#### TASK REQUIREMENTS
For the data below, transcribe the part that opens with the line containing "Clone this chart in Plotly." and closes with the line containing "import plotly.graph_objects as go", exactly and with no pictures.

#### AVAILABLE DATA
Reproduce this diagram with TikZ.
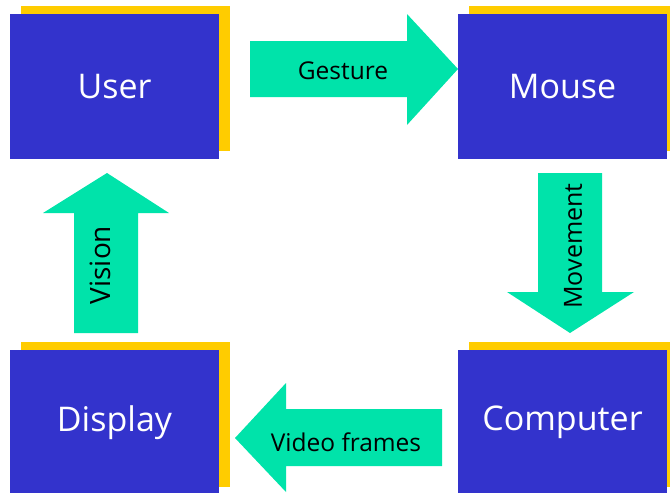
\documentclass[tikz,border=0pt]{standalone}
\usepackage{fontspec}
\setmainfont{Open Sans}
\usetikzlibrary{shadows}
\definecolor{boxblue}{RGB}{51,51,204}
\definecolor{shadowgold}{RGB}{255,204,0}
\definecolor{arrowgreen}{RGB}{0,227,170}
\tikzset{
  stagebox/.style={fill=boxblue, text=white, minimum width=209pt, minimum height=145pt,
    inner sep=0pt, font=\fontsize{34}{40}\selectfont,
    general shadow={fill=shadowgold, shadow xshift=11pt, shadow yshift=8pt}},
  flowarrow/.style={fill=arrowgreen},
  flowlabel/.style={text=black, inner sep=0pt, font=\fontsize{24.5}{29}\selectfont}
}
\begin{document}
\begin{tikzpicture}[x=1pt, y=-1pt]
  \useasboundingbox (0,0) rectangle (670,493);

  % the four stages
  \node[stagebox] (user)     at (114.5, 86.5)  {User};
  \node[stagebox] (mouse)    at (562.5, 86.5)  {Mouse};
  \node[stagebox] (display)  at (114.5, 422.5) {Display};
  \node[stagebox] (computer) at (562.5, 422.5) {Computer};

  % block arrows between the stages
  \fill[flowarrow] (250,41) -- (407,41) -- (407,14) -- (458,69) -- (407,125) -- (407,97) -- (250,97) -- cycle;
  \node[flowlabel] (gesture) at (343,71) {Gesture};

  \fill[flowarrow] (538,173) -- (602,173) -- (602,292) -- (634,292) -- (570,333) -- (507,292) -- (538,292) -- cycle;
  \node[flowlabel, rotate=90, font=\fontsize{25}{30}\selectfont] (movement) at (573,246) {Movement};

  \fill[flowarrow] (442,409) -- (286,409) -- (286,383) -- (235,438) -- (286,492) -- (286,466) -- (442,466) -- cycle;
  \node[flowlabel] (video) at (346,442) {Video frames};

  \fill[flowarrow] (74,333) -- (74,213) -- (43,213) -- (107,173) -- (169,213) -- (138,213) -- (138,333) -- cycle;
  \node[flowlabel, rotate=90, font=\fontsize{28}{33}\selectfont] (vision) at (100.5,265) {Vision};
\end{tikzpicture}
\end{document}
==
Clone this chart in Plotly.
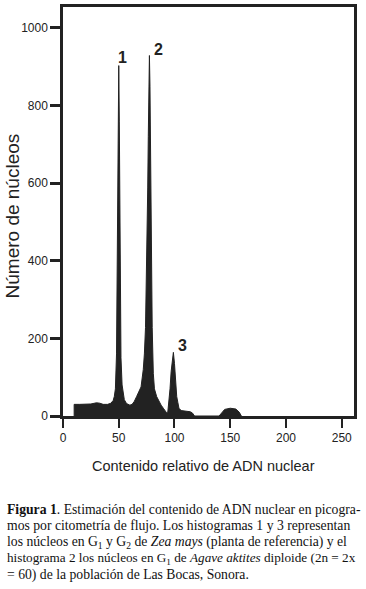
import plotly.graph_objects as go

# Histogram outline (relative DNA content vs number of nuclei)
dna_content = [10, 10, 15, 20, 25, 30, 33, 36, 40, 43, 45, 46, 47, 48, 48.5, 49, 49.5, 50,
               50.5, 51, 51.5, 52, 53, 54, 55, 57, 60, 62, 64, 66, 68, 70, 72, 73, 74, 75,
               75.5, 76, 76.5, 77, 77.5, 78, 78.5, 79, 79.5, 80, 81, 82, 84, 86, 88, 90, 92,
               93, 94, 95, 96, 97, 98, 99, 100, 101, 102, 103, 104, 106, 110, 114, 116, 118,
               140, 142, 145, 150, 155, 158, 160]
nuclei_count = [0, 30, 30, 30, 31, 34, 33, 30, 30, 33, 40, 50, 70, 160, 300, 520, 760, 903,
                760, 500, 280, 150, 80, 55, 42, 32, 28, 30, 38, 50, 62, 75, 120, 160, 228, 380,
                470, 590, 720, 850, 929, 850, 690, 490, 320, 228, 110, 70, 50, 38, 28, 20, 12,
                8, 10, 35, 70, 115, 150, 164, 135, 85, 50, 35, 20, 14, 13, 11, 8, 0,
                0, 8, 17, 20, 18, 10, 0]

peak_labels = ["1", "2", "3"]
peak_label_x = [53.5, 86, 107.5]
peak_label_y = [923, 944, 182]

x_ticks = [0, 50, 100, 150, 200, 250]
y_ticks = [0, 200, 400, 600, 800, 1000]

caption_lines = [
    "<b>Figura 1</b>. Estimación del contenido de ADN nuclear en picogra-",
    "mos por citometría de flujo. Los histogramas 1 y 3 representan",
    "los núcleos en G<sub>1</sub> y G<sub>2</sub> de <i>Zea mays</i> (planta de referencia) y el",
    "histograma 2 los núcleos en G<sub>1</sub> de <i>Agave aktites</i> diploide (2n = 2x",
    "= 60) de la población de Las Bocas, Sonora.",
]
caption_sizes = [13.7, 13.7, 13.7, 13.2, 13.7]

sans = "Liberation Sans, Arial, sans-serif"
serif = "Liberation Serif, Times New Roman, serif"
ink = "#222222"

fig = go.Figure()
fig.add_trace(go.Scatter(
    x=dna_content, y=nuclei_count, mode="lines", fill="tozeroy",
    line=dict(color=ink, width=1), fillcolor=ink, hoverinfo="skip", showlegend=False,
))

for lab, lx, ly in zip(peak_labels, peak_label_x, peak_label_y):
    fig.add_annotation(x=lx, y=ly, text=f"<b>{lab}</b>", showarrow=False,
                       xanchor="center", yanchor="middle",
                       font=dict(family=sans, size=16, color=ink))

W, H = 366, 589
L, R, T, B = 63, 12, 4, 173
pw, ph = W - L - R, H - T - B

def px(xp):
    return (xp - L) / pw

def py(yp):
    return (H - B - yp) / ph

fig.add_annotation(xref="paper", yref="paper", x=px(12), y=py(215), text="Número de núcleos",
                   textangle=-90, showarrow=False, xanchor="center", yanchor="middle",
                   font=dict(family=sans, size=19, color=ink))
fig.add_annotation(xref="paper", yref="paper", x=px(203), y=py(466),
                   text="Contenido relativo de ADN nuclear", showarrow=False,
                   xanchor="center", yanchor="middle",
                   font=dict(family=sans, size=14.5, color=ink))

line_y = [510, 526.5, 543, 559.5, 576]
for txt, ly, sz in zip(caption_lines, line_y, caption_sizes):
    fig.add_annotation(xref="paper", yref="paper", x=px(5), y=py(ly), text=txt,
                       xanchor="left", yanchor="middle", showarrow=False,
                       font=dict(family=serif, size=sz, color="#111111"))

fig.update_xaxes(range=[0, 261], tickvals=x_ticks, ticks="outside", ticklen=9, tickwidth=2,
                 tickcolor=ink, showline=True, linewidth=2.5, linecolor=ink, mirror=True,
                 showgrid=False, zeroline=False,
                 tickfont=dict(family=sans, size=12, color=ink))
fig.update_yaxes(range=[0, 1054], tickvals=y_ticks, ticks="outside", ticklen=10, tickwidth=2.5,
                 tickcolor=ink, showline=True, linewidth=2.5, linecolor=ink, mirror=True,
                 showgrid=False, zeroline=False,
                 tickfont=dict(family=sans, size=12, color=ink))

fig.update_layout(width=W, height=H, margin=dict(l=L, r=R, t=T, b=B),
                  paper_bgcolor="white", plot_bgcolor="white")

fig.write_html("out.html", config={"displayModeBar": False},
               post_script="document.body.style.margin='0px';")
...
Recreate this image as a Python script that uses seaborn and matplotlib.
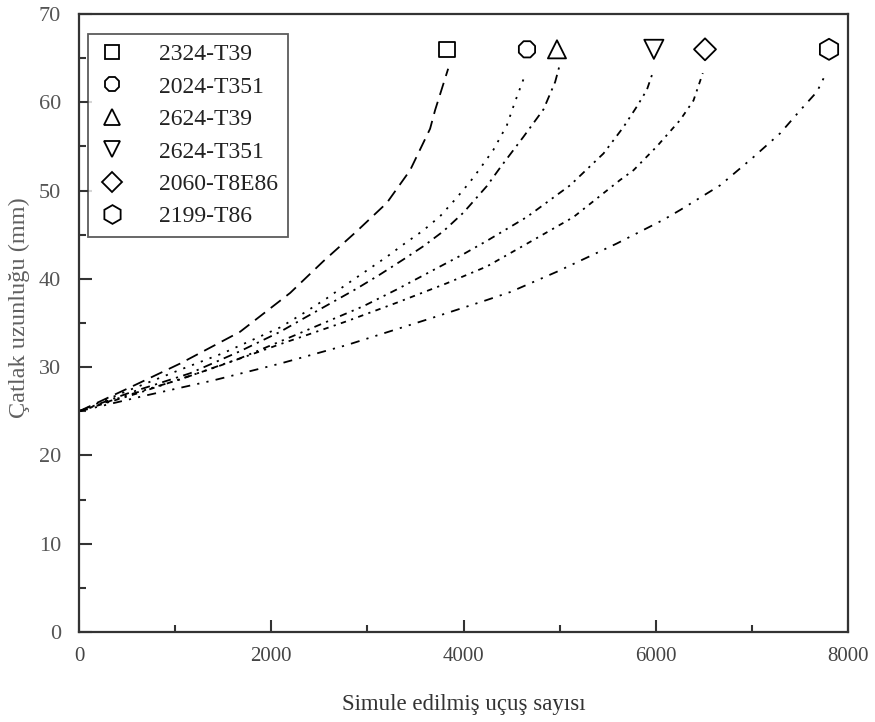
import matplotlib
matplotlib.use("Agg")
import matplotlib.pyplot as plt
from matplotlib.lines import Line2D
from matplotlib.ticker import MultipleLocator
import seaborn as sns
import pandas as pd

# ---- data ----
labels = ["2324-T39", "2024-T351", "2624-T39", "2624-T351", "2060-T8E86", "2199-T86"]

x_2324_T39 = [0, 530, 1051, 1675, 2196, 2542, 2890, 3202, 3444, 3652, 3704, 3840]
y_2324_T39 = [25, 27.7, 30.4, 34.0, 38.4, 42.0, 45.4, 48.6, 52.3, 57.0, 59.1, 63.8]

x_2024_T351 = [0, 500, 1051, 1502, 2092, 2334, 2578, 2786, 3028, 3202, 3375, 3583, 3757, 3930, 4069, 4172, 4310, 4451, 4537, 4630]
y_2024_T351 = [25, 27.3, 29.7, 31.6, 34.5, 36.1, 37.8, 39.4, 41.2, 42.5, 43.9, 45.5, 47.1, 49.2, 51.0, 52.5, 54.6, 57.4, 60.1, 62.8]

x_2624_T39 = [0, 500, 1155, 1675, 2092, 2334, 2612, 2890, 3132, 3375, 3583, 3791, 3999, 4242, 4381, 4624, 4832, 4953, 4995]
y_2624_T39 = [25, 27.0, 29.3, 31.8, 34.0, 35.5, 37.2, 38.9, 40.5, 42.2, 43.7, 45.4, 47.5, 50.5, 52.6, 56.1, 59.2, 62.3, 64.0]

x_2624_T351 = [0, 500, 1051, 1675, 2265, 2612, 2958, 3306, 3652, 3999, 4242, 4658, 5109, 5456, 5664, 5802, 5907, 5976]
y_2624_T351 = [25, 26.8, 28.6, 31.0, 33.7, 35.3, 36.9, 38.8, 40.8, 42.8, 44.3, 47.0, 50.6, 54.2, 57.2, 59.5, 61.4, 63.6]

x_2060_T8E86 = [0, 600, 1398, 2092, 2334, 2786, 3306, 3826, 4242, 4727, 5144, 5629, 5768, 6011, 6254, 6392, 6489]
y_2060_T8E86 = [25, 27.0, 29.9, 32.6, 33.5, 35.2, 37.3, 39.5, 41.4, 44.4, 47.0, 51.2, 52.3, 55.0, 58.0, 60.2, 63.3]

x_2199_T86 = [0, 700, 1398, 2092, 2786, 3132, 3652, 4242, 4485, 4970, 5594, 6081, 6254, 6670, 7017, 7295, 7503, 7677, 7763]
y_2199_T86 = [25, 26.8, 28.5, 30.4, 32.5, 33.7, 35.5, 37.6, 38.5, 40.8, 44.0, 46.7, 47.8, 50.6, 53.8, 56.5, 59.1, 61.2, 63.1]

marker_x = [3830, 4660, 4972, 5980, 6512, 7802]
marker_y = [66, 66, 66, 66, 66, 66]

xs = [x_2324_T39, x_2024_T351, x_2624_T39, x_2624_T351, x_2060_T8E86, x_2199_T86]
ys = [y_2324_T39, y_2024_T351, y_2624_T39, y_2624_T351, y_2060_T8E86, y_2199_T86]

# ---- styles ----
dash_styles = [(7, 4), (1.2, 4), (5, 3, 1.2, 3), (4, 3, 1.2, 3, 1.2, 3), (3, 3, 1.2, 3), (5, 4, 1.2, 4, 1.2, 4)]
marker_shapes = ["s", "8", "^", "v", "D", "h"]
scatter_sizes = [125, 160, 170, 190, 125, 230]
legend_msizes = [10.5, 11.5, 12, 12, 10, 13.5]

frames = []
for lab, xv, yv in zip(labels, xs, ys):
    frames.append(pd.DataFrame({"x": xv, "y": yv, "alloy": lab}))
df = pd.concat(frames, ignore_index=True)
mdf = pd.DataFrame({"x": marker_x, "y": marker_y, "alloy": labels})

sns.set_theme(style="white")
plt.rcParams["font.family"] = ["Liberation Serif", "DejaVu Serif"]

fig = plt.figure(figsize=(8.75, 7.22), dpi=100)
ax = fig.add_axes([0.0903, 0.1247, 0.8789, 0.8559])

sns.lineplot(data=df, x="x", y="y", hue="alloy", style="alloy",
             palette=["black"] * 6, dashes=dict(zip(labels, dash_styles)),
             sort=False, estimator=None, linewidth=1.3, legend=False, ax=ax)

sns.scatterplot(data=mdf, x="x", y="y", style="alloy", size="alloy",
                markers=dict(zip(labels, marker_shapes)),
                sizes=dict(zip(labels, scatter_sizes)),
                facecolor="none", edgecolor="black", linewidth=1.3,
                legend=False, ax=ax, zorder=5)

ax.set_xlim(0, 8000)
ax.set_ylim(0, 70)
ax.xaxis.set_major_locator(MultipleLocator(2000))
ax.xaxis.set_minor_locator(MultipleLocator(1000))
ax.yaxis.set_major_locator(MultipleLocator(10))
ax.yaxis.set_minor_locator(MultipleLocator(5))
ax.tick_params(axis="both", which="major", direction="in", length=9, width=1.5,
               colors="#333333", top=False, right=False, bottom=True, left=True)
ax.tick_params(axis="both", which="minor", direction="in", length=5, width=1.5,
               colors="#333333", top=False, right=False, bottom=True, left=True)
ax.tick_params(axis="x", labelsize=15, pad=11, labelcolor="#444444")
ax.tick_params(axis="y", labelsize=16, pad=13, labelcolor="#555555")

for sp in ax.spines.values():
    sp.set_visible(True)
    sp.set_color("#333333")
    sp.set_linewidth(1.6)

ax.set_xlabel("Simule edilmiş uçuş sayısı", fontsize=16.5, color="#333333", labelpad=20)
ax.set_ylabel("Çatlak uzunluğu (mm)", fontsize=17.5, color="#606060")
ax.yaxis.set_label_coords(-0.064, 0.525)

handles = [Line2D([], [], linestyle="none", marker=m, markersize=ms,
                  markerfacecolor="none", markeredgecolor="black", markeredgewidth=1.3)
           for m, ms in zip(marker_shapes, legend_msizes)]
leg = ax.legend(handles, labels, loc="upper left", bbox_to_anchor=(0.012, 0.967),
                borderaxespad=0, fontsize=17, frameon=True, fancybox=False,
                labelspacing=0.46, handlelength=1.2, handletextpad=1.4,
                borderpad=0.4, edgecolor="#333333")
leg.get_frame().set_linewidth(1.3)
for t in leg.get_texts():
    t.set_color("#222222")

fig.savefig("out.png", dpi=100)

#### TASK OUTPUT
Clone this chart in Plotly.
import plotly.graph_objects as go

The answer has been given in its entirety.